Panglima Yudo berdalih bahwa pihaknya bisa dengan mudah melakukan intimidasi ketimbang harus repot-repot mengirimkan anak buahnya yang pakar di bidang hukum ke KPK.
“Yang hadir di sana itu pakar hukum semua loh, kalau saya intervensi itu merintahkan batalion mana saya suruh geruduk ke situ, itu namanya intervensi,” kata Yudo dalam pernyataannya yang dikutip Holopis.com, Rabu (2/8).
Mantan Kepala Staf TNI Angkatan Laut itu pun berdalih bahwa tindakan mereka untuk mengambil alih kasus suap tersebut adalah karena mereka dilindungi Undang-Undang.
“Makanya saya minta pada masyarakat jangan punya perasaan seolah-olah diambil TNI, dilindungi, tidak.
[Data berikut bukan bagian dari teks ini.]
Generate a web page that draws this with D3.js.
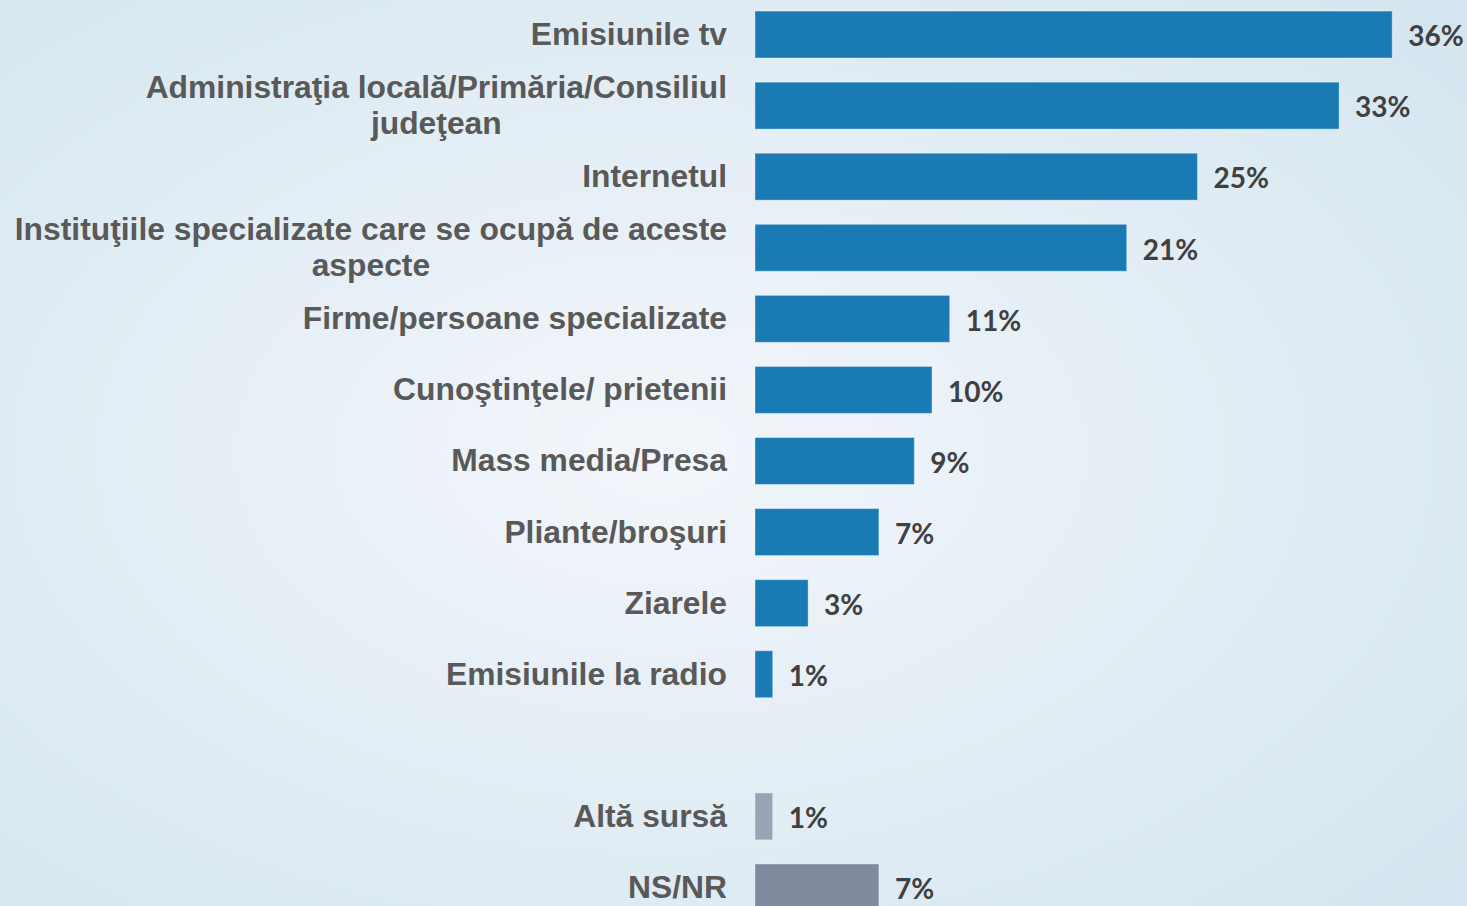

UU-nya memang begitu, jadi kami ini tunduk pada UU,” klaimnya.
“Ada UU Nomor 13 Tahun 1997 tentang Peradilan Militer, kan, jelas. UU Nomor 34 Tahun 2004 tentang TNI sudah jelas peradilan umum selama tidak ada ketentuan UU baru yang mengatur UU 31 Tahun 1997. Jadi masih tunduk pada peradilan militer,” lanjutnya.
Sebagai bukti bahwa pihaknya tidak akan melindungi Henri di peradilan militer, Yudo pun menantang semua pihak untuk memantau proses persidangan.
“Saya jamin objektif. Karena memang itu sudah kewenangannya. Boleh dikontrol. Kan, sekarang ini di luar enggak bisa disembunyikan seperti itu,” dalihnya
Yudo juga sesumbar bahwa peradilan militer juga sudah pernah mengadili berbagai kasus tindak pidana yang melibatkan prajurit TNI.
“Ini, kan, bukan hal yang pertama di TNI. Kasus waktu satelit juga ditangani sama dijatuhkan hukuman yang maksimum. Terus juga yang Bakamla dijatuhkan maksimum. Mana lagi? Enggak ada. Makanya jangan ada ketakutan. Mari kita monitor bersama-sama,” tutupnya.